The credit for digging up Burling’s accomplishment generally goes to Dick Mettlach, a long-time Crystal Falls High football coach who unearthed the nugget in 1961 while working on a master’s thesis about the school’s athletic history.

But if you’re counting on Mettlach to clear up the situation, you’re out of luck. He remembers seeing a newspaper account of the game supplied by Burling’s wife, Lodovine. But he can’t remember which paper. And he can’t recall talking to Burling, who was alive at the time.

“It’s just as vague to me as it is to you,” Mettlach said in late 2007. “I have no idea. But everybody else up here seems to think that’s the way it was.” Malcolm McNeil has no doubt. A Crystal Falls sports fan, promoter and historian, McNeil said he—along with several newspaper reporters—interviewed Burling about the big game after the news surfaced in the 1960’s.

“He wasn’t ready to brag or anything,” McNeil, 78, said. “But he had the record.”

One question that dogs Michigan high school sports officials and fans is should the MHSAA recognize a record that’s shrouded in doubt and so difficult to verify?

“That’s what I’ve been wrestling with for about the past 10 years,” says MHSAA historian Pesch. “You’ve really got to look at it and say, Is this plausible?”

Pesch said the record stands largely on the honor of his predecessor, the late Dick Kishpaugh, who inserted Burling on top of the MHSAA’s record books. Pesch trusts that Kishpaugh checked out Burling’s claim, probably with the help of longtime Marquette Mining Journal sportswriter James Trethewey. Still, he yearns for solid proof.

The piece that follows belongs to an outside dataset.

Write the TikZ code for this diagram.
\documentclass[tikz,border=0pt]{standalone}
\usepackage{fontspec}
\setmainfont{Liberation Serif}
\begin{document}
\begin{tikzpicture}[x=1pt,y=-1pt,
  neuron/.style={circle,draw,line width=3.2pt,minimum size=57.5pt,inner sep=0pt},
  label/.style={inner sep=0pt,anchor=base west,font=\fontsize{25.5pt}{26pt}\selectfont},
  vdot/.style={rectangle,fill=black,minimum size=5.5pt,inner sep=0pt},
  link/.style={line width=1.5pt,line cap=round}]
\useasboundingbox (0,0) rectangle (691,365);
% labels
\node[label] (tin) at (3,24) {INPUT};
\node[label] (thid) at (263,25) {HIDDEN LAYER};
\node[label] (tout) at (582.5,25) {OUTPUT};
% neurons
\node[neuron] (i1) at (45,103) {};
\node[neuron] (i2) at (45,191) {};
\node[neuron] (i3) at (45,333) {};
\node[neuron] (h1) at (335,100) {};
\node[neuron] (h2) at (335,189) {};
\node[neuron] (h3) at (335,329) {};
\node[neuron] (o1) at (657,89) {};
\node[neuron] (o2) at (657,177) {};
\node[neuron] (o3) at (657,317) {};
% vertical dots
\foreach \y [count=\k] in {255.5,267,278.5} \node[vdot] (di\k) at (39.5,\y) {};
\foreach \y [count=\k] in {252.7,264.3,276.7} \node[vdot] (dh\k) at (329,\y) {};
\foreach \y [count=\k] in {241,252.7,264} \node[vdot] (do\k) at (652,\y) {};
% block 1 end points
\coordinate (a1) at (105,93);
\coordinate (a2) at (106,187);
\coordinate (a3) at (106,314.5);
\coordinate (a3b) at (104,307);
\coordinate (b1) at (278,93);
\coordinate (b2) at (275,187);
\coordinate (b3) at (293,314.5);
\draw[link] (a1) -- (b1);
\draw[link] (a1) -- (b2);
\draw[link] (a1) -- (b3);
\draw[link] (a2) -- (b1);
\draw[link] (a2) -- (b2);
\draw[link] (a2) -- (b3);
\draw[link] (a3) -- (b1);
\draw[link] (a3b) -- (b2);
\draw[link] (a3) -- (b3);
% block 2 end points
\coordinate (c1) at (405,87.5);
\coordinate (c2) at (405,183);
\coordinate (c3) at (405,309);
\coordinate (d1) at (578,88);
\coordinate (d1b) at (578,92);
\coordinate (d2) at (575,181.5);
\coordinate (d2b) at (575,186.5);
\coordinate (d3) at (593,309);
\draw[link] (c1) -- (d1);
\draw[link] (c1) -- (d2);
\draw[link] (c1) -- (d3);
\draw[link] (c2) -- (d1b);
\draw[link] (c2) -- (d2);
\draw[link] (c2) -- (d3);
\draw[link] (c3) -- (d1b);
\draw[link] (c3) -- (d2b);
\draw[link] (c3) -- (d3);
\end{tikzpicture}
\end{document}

“My assumption is they had some document in hand and said, Yep, we’re buying into this,” Pesch said. “That’s why I’ve been very hesitant to yank it. But this is one I can’t prove. It’s really a mystery.”

Burling, too, remains a mystery, though considerably more is known about the man than his epic mark.

He was born on Nov. 14, 1893, in Minnesota, the son of a miner who presumably followed the iron ore rush to Crystal Falls.

Burling stood a touch over six feet tall, which was unusual for the time and couldn’t have hurt on the basketball court. He earned a degree from Albion College and conducted graduate studies at the University of Michigan. He manned a machine gun in World War I. Burling possessed a variety of talents, counting teacher, city treasurer and postmaster among his various careers in Crystal Falls.

People described him as “quiet,” “well-liked,” and “easy going.” He was the kind of guy elected captain by his basketball teammates. The kind of guy who later liked to swig Budweiser with his buddies at the local American Legion hall.

But even when the beer started flowing, Burling kept the epic tale of his record bottled up. “He was real quiet, humble and intelligent,” McNeil said. “He didn’t bring it up unless somebody else brought it up.”

Burling, who didn’t marry until he was 46 and had no children, died in 1969. Fittingly, his obituary in the Diamond Drill failed to report his basketball exploits. His grave marker, tucked in a quiet corner of a cemetery just outside town, does not mention his glorious 97-point game.

Perhaps Crystal Falls will eventually divulge more clues about Burling and his century-long basketball record. But with each passing year, that likelihood diminishes.

Either way, the MHSAA’s Pesch plans to keep digging for the details of what unfolded in Crystal Falls a hundred years ago, hoping to strike something solid and true.

“I’d love to be proven wrong,” Pesch said with a chuckle. “The [evidence] I have casts a doubt. But it’s tough to take these accounts and just ignore them. It’s legend now up in Crystal Falls.”